*AVAILABLE DATA:*

__________________________________________________

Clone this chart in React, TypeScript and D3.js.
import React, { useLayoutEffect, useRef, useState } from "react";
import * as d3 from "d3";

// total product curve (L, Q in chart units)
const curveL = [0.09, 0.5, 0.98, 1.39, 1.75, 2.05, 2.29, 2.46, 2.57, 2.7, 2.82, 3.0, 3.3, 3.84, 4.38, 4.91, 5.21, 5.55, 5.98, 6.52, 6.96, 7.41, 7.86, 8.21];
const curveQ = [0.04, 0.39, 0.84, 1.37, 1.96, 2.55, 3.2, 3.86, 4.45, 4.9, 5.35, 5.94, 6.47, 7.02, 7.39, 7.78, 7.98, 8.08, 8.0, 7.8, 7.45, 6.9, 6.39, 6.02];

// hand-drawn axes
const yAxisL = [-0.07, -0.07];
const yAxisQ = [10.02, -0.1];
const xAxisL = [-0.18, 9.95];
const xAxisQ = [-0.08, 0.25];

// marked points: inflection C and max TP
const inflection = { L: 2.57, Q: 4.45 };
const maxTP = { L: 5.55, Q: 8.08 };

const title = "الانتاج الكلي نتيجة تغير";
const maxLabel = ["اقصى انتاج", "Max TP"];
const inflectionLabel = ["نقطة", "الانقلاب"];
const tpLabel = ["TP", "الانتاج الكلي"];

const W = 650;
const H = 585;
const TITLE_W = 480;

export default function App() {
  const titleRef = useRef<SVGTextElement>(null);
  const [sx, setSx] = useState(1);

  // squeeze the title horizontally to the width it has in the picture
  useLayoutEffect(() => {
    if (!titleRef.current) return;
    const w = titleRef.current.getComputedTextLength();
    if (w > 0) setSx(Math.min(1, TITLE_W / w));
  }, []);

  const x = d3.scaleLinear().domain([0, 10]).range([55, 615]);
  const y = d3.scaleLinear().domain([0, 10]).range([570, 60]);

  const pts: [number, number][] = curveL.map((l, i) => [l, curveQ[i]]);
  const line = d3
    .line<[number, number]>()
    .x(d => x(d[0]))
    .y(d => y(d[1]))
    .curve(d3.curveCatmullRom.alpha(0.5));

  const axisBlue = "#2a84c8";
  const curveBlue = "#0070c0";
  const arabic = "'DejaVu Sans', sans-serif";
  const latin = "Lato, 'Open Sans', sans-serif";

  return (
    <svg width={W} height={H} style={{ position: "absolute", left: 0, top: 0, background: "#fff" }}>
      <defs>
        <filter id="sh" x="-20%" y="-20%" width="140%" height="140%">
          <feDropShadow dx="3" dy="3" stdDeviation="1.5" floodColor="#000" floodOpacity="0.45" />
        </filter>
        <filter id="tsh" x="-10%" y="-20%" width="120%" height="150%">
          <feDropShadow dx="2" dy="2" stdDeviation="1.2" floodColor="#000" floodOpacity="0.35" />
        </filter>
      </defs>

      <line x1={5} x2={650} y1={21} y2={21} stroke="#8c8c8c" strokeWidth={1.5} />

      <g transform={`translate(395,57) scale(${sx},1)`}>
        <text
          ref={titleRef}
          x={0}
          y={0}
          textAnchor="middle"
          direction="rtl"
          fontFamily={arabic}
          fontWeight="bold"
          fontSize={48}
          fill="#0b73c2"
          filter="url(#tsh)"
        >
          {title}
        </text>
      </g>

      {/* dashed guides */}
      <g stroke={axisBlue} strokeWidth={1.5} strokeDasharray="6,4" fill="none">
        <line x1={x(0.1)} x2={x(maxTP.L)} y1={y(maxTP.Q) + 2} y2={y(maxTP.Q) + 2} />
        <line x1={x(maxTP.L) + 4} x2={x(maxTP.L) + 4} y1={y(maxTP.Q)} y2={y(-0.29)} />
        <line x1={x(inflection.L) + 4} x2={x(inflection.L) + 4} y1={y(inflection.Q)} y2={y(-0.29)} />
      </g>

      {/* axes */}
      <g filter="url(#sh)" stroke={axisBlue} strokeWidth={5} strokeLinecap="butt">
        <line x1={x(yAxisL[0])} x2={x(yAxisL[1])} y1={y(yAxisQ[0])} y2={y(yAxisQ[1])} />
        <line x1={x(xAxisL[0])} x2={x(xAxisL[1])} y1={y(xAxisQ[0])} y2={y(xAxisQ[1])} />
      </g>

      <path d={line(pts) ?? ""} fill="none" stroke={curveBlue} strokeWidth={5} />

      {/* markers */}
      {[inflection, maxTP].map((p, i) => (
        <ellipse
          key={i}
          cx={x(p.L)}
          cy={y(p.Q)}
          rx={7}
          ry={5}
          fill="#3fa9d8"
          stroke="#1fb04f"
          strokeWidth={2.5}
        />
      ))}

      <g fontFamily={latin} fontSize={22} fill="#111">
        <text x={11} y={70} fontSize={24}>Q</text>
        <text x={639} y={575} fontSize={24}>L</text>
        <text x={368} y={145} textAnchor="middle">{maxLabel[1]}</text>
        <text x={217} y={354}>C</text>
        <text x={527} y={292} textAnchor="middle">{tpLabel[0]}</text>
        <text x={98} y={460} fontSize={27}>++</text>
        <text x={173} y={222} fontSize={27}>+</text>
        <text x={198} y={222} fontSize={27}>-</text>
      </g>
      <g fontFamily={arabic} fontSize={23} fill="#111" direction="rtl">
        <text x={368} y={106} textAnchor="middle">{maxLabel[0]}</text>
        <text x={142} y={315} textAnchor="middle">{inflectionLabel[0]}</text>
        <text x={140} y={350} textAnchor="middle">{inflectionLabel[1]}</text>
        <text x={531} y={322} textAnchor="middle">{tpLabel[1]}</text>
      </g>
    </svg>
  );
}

__________________________________________________

*EXERCISE GOAL:* Copy out every line of the data above, exactly as given.

*THE SOLUTION:*
Clone this chart in React, TypeScript and D3.js.
import React, { useLayoutEffect, useRef, useState } from "react";
import * as d3 from "d3";

// total product curve (L, Q in chart units)
const curveL = [0.09, 0.5, 0.98, 1.39, 1.75, 2.05, 2.29, 2.46, 2.57, 2.7, 2.82, 3.0, 3.3, 3.84, 4.38, 4.91, 5.21, 5.55, 5.98, 6.52, 6.96, 7.41, 7.86, 8.21];
const curveQ = [0.04, 0.39, 0.84, 1.37, 1.96, 2.55, 3.2, 3.86, 4.45, 4.9, 5.35, 5.94, 6.47, 7.02, 7.39, 7.78, 7.98, 8.08, 8.0, 7.8, 7.45, 6.9, 6.39, 6.02];

// hand-drawn axes
const yAxisL = [-0.07, -0.07];
const yAxisQ = [10.02, -0.1];
const xAxisL = [-0.18, 9.95];
const xAxisQ = [-0.08, 0.25];

// marked points: inflection C and max TP
const inflection = { L: 2.57, Q: 4.45 };
const maxTP = { L: 5.55, Q: 8.08 };

const title = "الانتاج الكلي نتيجة تغير";
const maxLabel = ["اقصى انتاج", "Max TP"];
const inflectionLabel = ["نقطة", "الانقلاب"];
const tpLabel = ["TP", "الانتاج الكلي"];

const W = 650;
const H = 585;
const TITLE_W = 480;

export default function App() {
  const titleRef = useRef<SVGTextElement>(null);
  const [sx, setSx] = useState(1);

  // squeeze the title horizontally to the width it has in the picture
  useLayoutEffect(() => {
    if (!titleRef.current) return;
    const w = titleRef.current.getComputedTextLength();
    if (w > 0) setSx(Math.min(1, TITLE_W / w));
  }, []);

  const x = d3.scaleLinear().domain([0, 10]).range([55, 615]);
  const y = d3.scaleLinear().domain([0, 10]).range([570, 60]);

  const pts: [number, number][] = curveL.map((l, i) => [l, curveQ[i]]);
  const line = d3
    .line<[number, number]>()
    .x(d => x(d[0]))
    .y(d => y(d[1]))
    .curve(d3.curveCatmullRom.alpha(0.5));

  const axisBlue = "#2a84c8";
  const curveBlue = "#0070c0";
  const arabic = "'DejaVu Sans', sans-serif";
  const latin = "Lato, 'Open Sans', sans-serif";

  return (
    <svg width={W} height={H} style={{ position: "absolute", left: 0, top: 0, background: "#fff" }}>
      <defs>
        <filter id="sh" x="-20%" y="-20%" width="140%" height="140%">
          <feDropShadow dx="3" dy="3" stdDeviation="1.5" floodColor="#000" floodOpacity="0.45" />
        </filter>
        <filter id="tsh" x="-10%" y="-20%" width="120%" height="150%">
          <feDropShadow dx="2" dy="2" stdDeviation="1.2" floodColor="#000" floodOpacity="0.35" />
        </filter>
      </defs>

      <line x1={5} x2={650} y1={21} y2={21} stroke="#8c8c8c" strokeWidth={1.5} />

      <g transform={`translate(395,57) scale(${sx},1)`}>
        <text
          ref={titleRef}
          x={0}
          y={0}
          textAnchor="middle"
          direction="rtl"
          fontFamily={arabic}
          fontWeight="bold"
          fontSize={48}
          fill="#0b73c2"
          filter="url(#tsh)"
        >
          {title}
        </text>
      </g>

      {/* dashed guides */}
      <g stroke={axisBlue} strokeWidth={1.5} strokeDasharray="6,4" fill="none">
        <line x1={x(0.1)} x2={x(maxTP.L)} y1={y(maxTP.Q) + 2} y2={y(maxTP.Q) + 2} />
        <line x1={x(maxTP.L) + 4} x2={x(maxTP.L) + 4} y1={y(maxTP.Q)} y2={y(-0.29)} />
        <line x1={x(inflection.L) + 4} x2={x(inflection.L) + 4} y1={y(inflection.Q)} y2={y(-0.29)} />
      </g>

      {/* axes */}
      <g filter="url(#sh)" stroke={axisBlue} strokeWidth={5} strokeLinecap="butt">
        <line x1={x(yAxisL[0])} x2={x(yAxisL[1])} y1={y(yAxisQ[0])} y2={y(yAxisQ[1])} />
        <line x1={x(xAxisL[0])} x2={x(xAxisL[1])} y1={y(xAxisQ[0])} y2={y(xAxisQ[1])} />
      </g>

      <path d={line(pts) ?? ""} fill="none" stroke={curveBlue} strokeWidth={5} />

      {/* markers */}
      {[inflection, maxTP].map((p, i) => (
        <ellipse
          key={i}
          cx={x(p.L)}
          cy={y(p.Q)}
          rx={7}
          ry={5}
          fill="#3fa9d8"
          stroke="#1fb04f"
          strokeWidth={2.5}
        />
      ))}

      <g fontFamily={latin} fontSize={22} fill="#111">
        <text x={11} y={70} fontSize={24}>Q</text>
        <text x={639} y={575} fontSize={24}>L</text>
        <text x={368} y={145} textAnchor="middle">{maxLabel[1]}</text>
        <text x={217} y={354}>C</text>
        <text x={527} y={292} textAnchor="middle">{tpLabel[0]}</text>
        <text x={98} y={460} fontSize={27}>++</text>
        <text x={173} y={222} fontSize={27}>+</text>
        <text x={198} y={222} fontSize={27}>-</text>
      </g>
      <g fontFamily={arabic} fontSize={23} fill="#111" direction="rtl">
        <text x={368} y={106} textAnchor="middle">{maxLabel[0]}</text>
        <text x={142} y={315} textAnchor="middle">{inflectionLabel[0]}</text>
        <text x={140} y={350} textAnchor="middle">{inflectionLabel[1]}</text>
        <text x={531} y={322} textAnchor="middle">{tpLabel[1]}</text>
      </g>
    </svg>
  );
}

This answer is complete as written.